Left unchecked, gold plating can keep a perfectly good product from seeing the light of day for months or longer, no matter what the motivation for the lagniappe.
That’s why good project managers need to have enough technical chops that they can smell the BS of gold plating when the development cycle begins to drag out longer than expected.
They know that the most important thing they can do for their clients and their employers is to deliver high-quality software, built to spec, on time, and within budget. They know what’s good enough to allow your company to fulfill one obligation completely and move on to the next without wasting time and brain power.
My own nose for gold plating is fairly well-developed, and I’ve noticed something interesting over the last few years: software developers have nothing on writers when it comes to fear of delivery.

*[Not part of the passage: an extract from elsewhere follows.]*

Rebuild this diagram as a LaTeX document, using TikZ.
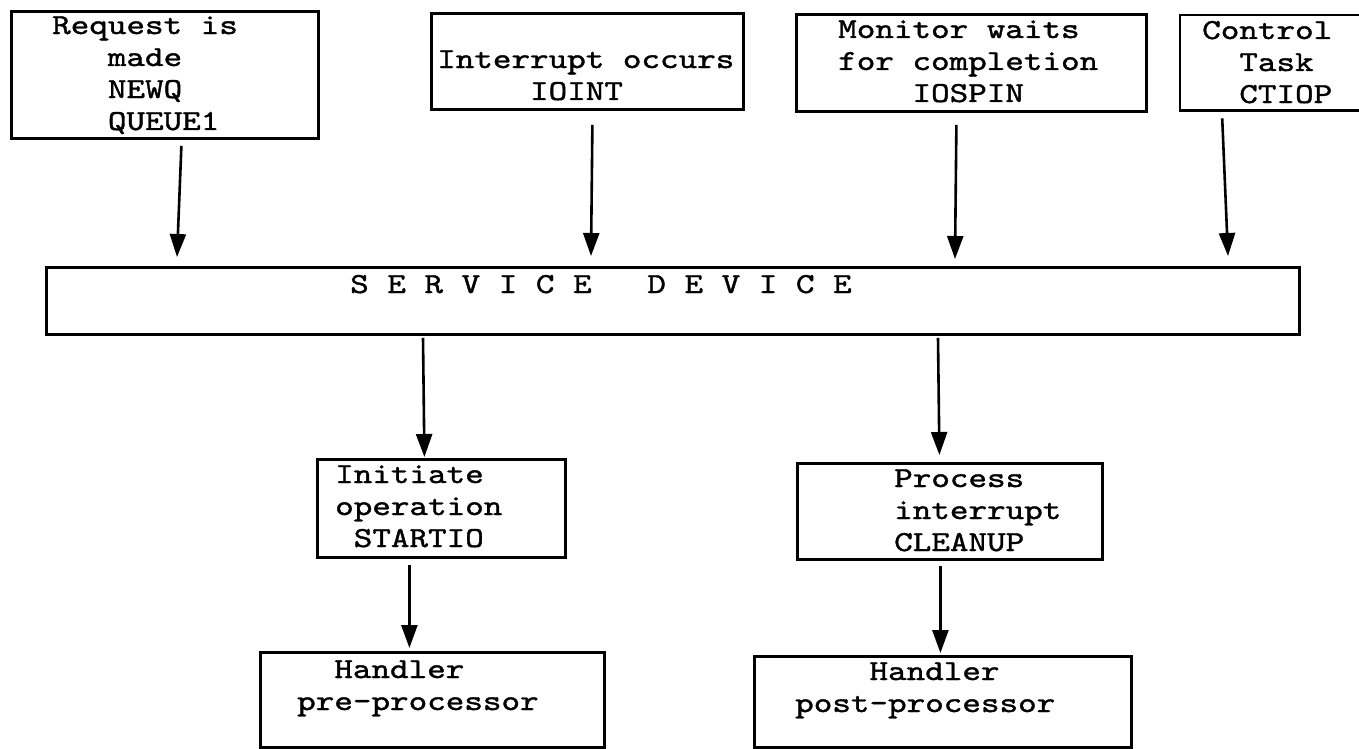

Some of us will do almost anything to avoid publishing our books, blog posts, and short stories. I mean, do you really need to send your novel out for a fifth round of editing or add yet another section to your 4000-word post before they’re ready for the world to see? Will that extra effort and time make any difference in your readers’ satisfaction with your work?
And, more importantly, if you do add another layer of gold plating, will that be enough, or will you look for yet another round of improvements? Will you ever pull the trigger?
If you’ve been sitting on a finished book or monster blog post for longer than you want to admit, it’s time to turn that baby loose and move on. Become a delivery machine who publishes again and again and again.
Otherwise, you may still be slathering on the gold until you die.